Sunday, April 24, 2022

2021’s Ten Best Films: 6 & 5

People aren't muses. They're producers. Or artists in their own right. Or introverts who prefer to exist on the fringes of the spotlight. Or maybe they see themselves as megaphones? Or maybe they don't know how to be short, with crooked teeth, and reject hierarchy while also demanding respect? Obviously I am navel-gazing here (I mean: blog...I have slowly recognized that writing is my way to simultaneously hide and yell: it is where I feel most comfortable. I wrote a book. It is coming out in 2022.

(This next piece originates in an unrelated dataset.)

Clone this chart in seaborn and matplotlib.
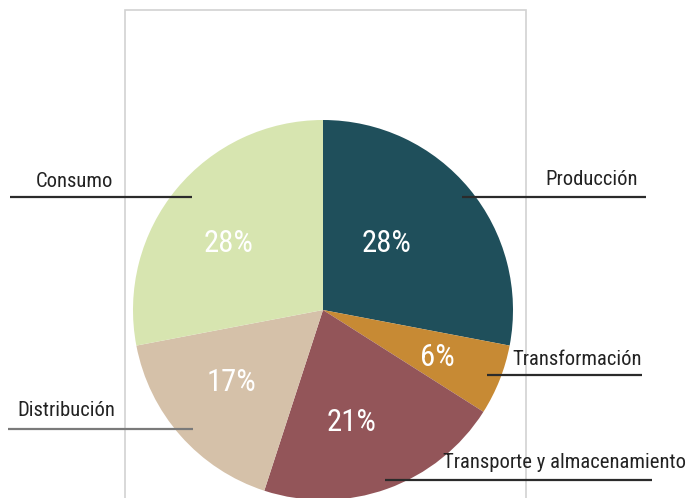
# Gráfico de tarta: reparto por etapas de la cadena
import matplotlib
matplotlib.use("Agg")
import matplotlib.pyplot as plt
from matplotlib import font_manager
from matplotlib.patches import Rectangle
import seaborn as sns

# DATOS
etapas = ["Producción", "Transformación", "Transporte y almacenamiento",
          "Distribución", "Consumo"]
porcentajes = [28, 6, 21, 17, 28]
colores = ["#1f4f5b", "#c78a34", "#935559", "#d5c1a9", "#d7e5b0"]

# Estilo
sns.set_style("white")

# buscamos una fuente estrecha; si no hay, Liberation Sans
fuente = dict(family=["Liberation Sans", "DejaVu Sans"])
for f in font_manager.fontManager.ttflist:
    if f.name in ("Liberation Sans Narrow", "Roboto Condensed", "Open Sans Condensed"):
        fuente = dict(family=[f.name, "DejaVu Sans"])
        break
    if f.name in ("Noto Sans", "Open Sans", "Roboto") and f.stretch in ("condensed", "semi-condensed"):
        fuente = dict(family=[f.name, "DejaVu Sans"], stretch=f.stretch)

W, H = 689, 498


def py(y):
    # pasa de coordenada de píxel (desde arriba) a coordenada de datos
    return H - y


fig = plt.figure(figsize=(W / 100, H / 100), dpi=100)
ax = fig.add_axes([0, 0, 1, 1])

# marco gris claro
ax.add_patch(Rectangle((125, -20), 401, py(10) + 20, fill=False,
                       edgecolor="#d2d2d2", linewidth=1.2, zorder=0))

wedges, textos, pcts = ax.pie(
    porcentajes, colors=colores, startangle=90, counterclock=False,
    center=(323, py(310)), radius=190,
    autopct="%d%%", pctdistance=0.6,
    wedgeprops=dict(linewidth=0),
    textprops=dict(color="white", fontsize=20, **fuente))

# ajuste fino de las etiquetas de porcentaje
pos_pct = [(387, 243), (437, 357), (352, 422), (231, 382), (229, 243)]
for t, (x, y) in zip(pcts, pos_pct):
    t.set_position((x, py(y)))
    t.set_ha("center")
    t.set_va("center")

# líneas y rótulos de cada etapa
rotulos = {
    "Consumo": dict(linea=(10, 192, 197), texto=(113, 187), color="#2b2b2b"),
    "Producción": dict(linea=(462, 646, 197), texto=(638, 185), color="#2b2b2b"),
    "Transformación": dict(linea=(487, 642, 375), texto=(642, 365), color="#2b2b2b"),
    "Transporte y almacenamiento": dict(linea=(385, 652, 480), texto=(686, 468), color="#2b2b2b"),
    "Distribución": dict(linea=(8, 193, 429), texto=(115, 416), color="#7a7a7a"),
}
etiquetas = []
for etapa in etapas:
    r = rotulos[etapa]
    x0, x1, y = r["linea"]
    ax.plot([x0, x1], [py(y), py(y)], color=r["color"], linewidth=1.6,
            solid_capstyle="butt", zorder=5)
    tx, ty = r["texto"]
    etiquetas.append(ax.text(tx, py(ty), etapa, ha="right", va="baseline",
                             fontsize=16, color="#222222", zorder=6, **fuente))

ax.set_xlim(0, W)
ax.set_ylim(0, H)
ax.set_aspect("equal")
ax.axis("off")

# ajustamos el tamaño para que los textos ocupen el mismo ancho que en el original
fig.canvas.draw()
rend = fig.canvas.get_renderer()
ancho_largo = etiquetas[2].get_window_extent(rend).width
escala = 243 / ancho_largo
for t in etiquetas:
    t.set_fontsize(16 * escala)
ancho_pct = pcts[0].get_window_extent(rend).width
for t in pcts:
    t.set_fontsize(20 * 50 / ancho_pct)

fig.savefig("out.png", dpi=100, facecolor="white")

6. Bergman Island (dir. Mia Hansen-Løve)

It’s slightly hard to write about this multi-layered, elliptical, meta love story that takes place among the remnants and ghosts of auteur Ingmar Bergman’s beloved Fårö Island. The film largely focuses on a series of relationships between people. First, there is Chris (Vicky Krieps) a filmmaker, wife and mother, and Tony (Tim Roth) Chris’ partner who is also a filmmaker but heavy with fame. The second couple are fictional characters in Chris’ latest screenplay/production, characters trying to come to terms with their star-crossed history. Chris is balancing her roles as mother, muse and maker, looking for her creative vision while reconciling with the other ways in which her life is pulled apart; can one write their own role in life or is much of it written by another?  















 

 

5. El Planeta (dir. Amalia Ulman)


A designer zebra suit and expensive tastes are the only things left that resemble wealth in the life of Leo (played by director Amalia Ulman), a young fashion school student whose parents’ divorce took away a lifestyle her and her mother had become accustomed to. Part class comment, part coming of age comedy, the universe of El Planeta feels both barren and flush: an understated black & white where sometimes the scenes transition like a school video project from the 90s, and sound moves to create a sense of intimate space or a jarring interjection. Leo looks for love, money and recognition while her mother revels in the common grift; their relationship is one of cutting love. The film feels like what happens when the signifiers are at odds with the sign which is an even bigger conflict in a time when image is often a stand-in for self.